In Bennett v. Hibernia Bank, 47 Cal.2d 540, 552 [305 P.2d 20], the reasoning of the Bornstein case (which is cited) to *734 the particular problem at hand appears to have been followed; we say this because State v. San Francisco Sav. & Loan Soc., 66 Cal.App. 53 [225 P. 309], is also cited. In the latter case the court makes mention of "the well-settled rule that where the language of a by-law of a corporation is such that, by giving it retrospective operation, it would have the effect of destroying or impairing an existing obligation or a substantive right, it will be held to be unreasonable or in defiance of existing laws" (pp. 57- 58). The Bennett case also declares that the reasonableness of a by-law and the extent of the rights of the particular stockholder (member) involved are "matters which must be determined by the trier of fact in the light of all of the evidence" (pp. 552-553).
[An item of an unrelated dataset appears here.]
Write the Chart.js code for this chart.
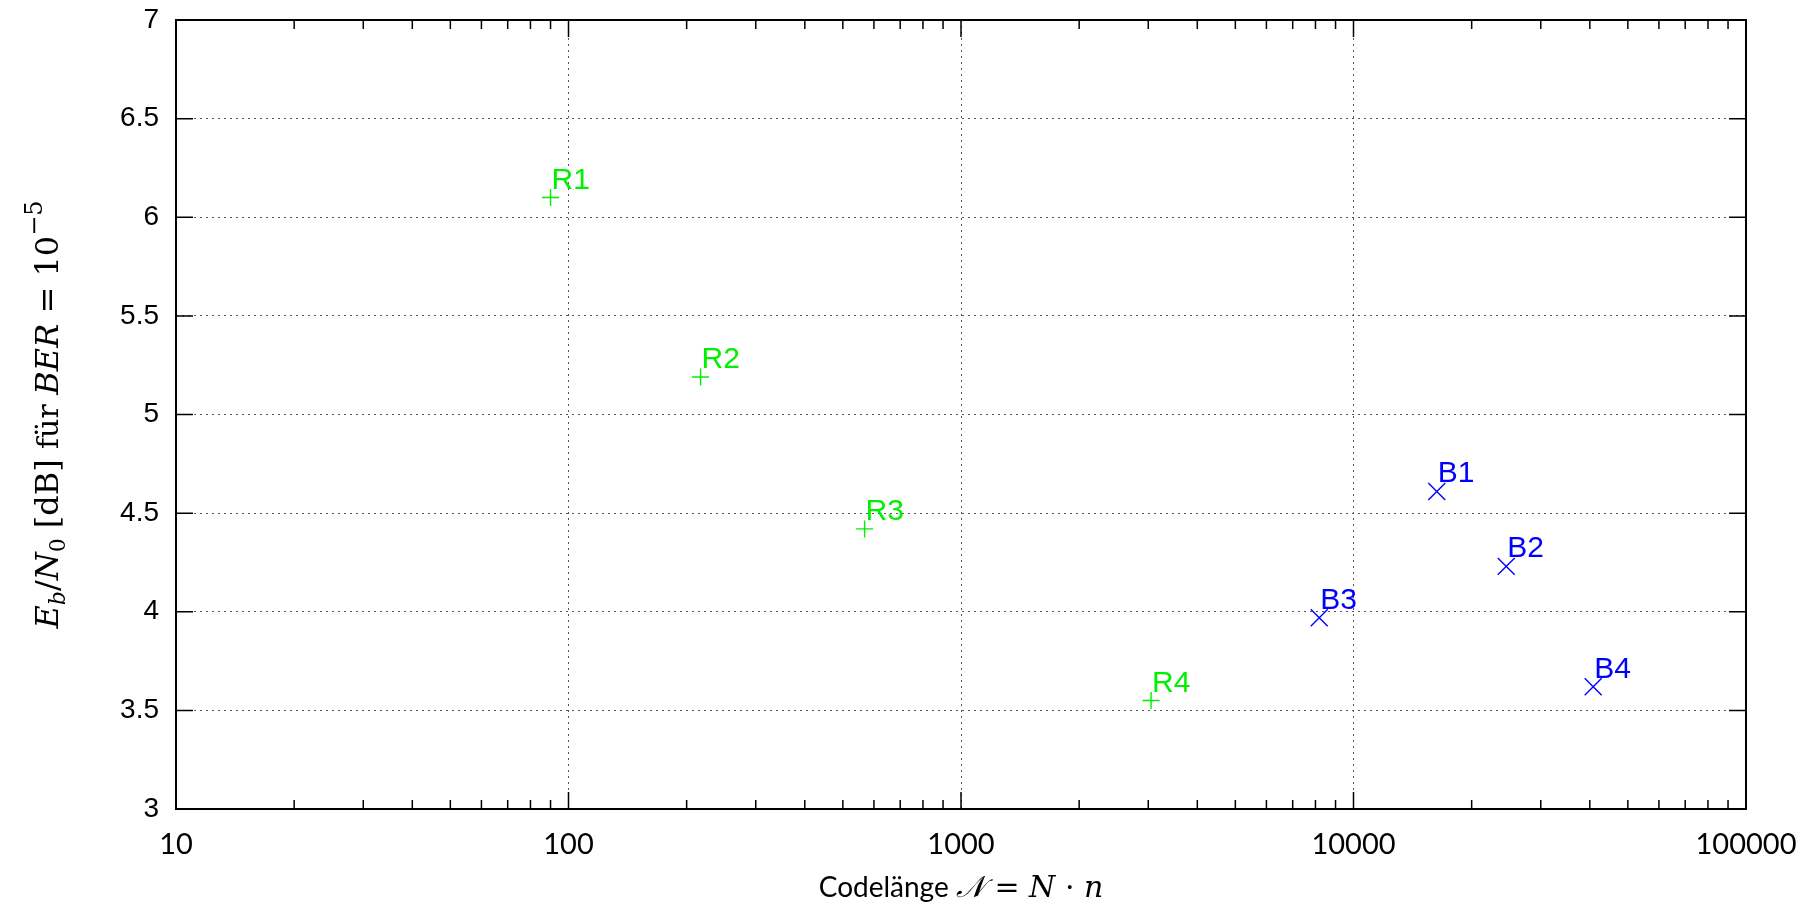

Both Bennett and Bornstein were directed to the attention of the trial court which presumably weighed the principles therein declared against the claims appellant presently asserts. Her efforts to distinguish those cases on their facts are lacking in merit; for example, it is stated that "every case relied upon in Bornstein dealt with a nonstock membership insurance association, not a stock corporation organized for profit"; the rule in question may not thus be delimited. (8 Fletcher Cyc. Corp. [perm. ed.] 4188; 18 C.J.S., Corporations, 189(5).) Appellant also points to certain evidence which assertedly establishes the stock to be "unique," thus bringing her within the exception to the rule that a court will not ordinarily decree the transfer of personal property that has a market value (45 Cal.Jur.2d, Specific Performance, 50); the difficulty with such argument lies in the fact that she is here seeking specific performance against respondent corporation and respondent Cimral neither of whom was a party to her contract with Casady.

Under the particular facts at bar, we are of the opinion that the trial court correctly concluded that specific performance should not be decreed. If rendered, it would be a vain decree, one which in truth and in fact respondents would find it impossible to obey. Decrees that would in the final result be nugatory should not be made. (4 Pomeroy's Eq. Jur. [5th ed.], 1405b.)

Finally, complaint is made that the findings of fact and conclusions of law are not supported by the record. The point is without merit; certainly a reversal of the judgment on such ground is unwarranted.

The judgment is affirmed.

Wood, P. J., and Fourt, J., concurred.

NOTES

[fn. 1] 1. The corporation was not made a party defendant in the divorce proceeding.

[fn. 2] 2. An exception arises when a party agrees to keep in full force and effect a policy of life insurance; willingness on the part of the insurers to write insurance must be presumed, assuming the contracting party was physically qualified and financially able to pay the premiums. (Allen v. Allen, 201 Okla. 1 [201 P.2d 786, 12 A.L.R.2d 977].)